Three feature maps (FPs) of different scales are extracted from the backbone, which are denoted as FM1, FM2, and FM3, with sizes of 13 × 13, 26 × 26, and 52 × 52. All three feature maps run through 3 convolutional operations before being fed into the SPP blocks. All three SPP blocks have the same kernel size k × k, where k = 1, 5, 9, 13 and the strides of all the SPP blocks equal 1. The max-pooling outputs of each SPP block are concatenated individually to increase the dimension of tensors. More meaningful semantic information is obtained from the up-sampled feature maps and finer-grained information is obtained from earlier feature maps [23] by this method. Three convolutional layers follow to process the concatenated feature maps. Then, the results are fed into the PANet path-aggregation neck, which aggregates parameters from different backbone levels for different detector levels. This improved neck could maintain spatial information and collect feature maps from different stages.

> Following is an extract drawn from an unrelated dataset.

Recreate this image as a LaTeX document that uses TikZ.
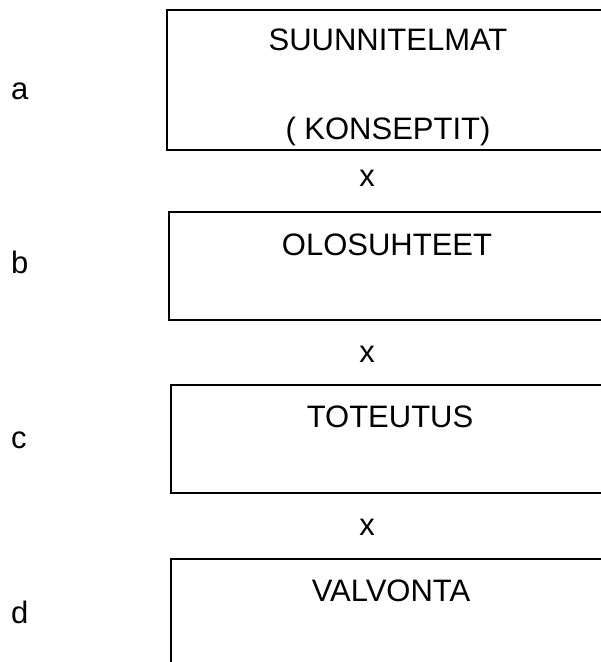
\documentclass[tikz,border=0pt]{standalone}
\usepackage{fontspec}
\setmainfont{Liberation Sans}
\begin{document}
\begin{tikzpicture}[x=1pt,y=-1pt,
  every node/.style={inner sep=0pt,outer sep=0pt,font=\fontsize{31}{37}\selectfont},
  boxframe/.style={draw=black,line width=2pt,rectangle,anchor=north west},
  lbl/.style={anchor=base},
  side/.style={anchor=base west}]
\useasboundingbox (0,0) rectangle (601,662);
\clip (0,0) rectangle (601,662);
% boxes (extend past the right/bottom edge as in the reference)
\node[boxframe,minimum width=480pt,minimum height=140pt] (b1) at (167,10) {};
\node[boxframe,minimum width=480pt,minimum height=108pt] (b2) at (169,212) {};
\node[boxframe,minimum width=480pt,minimum height=108pt] (b3) at (171,385) {};
\node[boxframe,minimum width=480pt,minimum height=140pt] (b4) at (171,559) {};
% box texts
\node[lbl] (t1) at (388,50) {SUUNNITELMAT};
\node[lbl] (t1b) at (388,139) {( KONSEPTIT)};
\node[lbl] (t2) at (387,255) {OLOSUHTEET};
\node[lbl] (t3) at (390,427) {TOTEUTUS};
\node[lbl] (t4) at (391,601) {VALVONTA};
% x marks between boxes
\node[lbl] (x1) at (367,186) {x};
\node[lbl] (x2) at (367,362) {x};
\node[lbl] (x3) at (367,535) {x};
% side letters
\node[side] (la) at (11,99) {a};
\node[side] (lb) at (11,273) {b};
\node[side] (lc) at (11,448) {c};
\node[side] (ld) at (11,623) {d};
\end{tikzpicture}
\end{document}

2.3. Evaluation of Model Performance

Some commonly used object detection metrics are calculated to evaluate the performance of the proposed model, including Precision, Recall, and Precision–Recall curve. Precision is the ratio of the number of true positives to the total number of positive predictions, which is defined in Equation (1).

P r e c i s i o n = \frac{T P}{T P + F P} * 100 %

(1)

where TP is True Positive number and FP is False Positive number. Recall is the ratio of the number of true positives to the total number of actual objects, and it indicates how many positive cases the model could identify out of all positive cases, which is defined as

R e c a l l = \frac{T P}{T P + F N} * 100 %

(2)

where FN is the False Negative number. The predicted bounding box is associated with a confidence score, which assess the probability that the object class appears in the bounding box. By setting a threshold, we can obtain a pair of Precision and Recall values. Because of the trade-off between Precision and Recall, it is unlikely to yield both peak Precision and Recall values at the same confidence threshold value. Commonly, Precision and Recall are combined to make a Precision–Recall curve, where each point in the curve represents Precision and Recall for a certain confidence threshold value. Thus, the Precision–Recall curve provides a model-wide evaluation based on the Precision and Recall. With this curve, Average Precision (AP) is derived. AP is the precision average across all recall values between 0 and 1 at various IoU thresholds. By interpolating across all points, AP can be interpreted as the area under the curve. It serves as a better evaluation of the performance of the model, encapsulating both Precision and Recall. Mean Average Precision (mAP) is an extension of AP, which is defined as the mean of AP across all K classes, expressed in Equation (3). In this case, only one class is interested in the research, so mAP turns out to be AP.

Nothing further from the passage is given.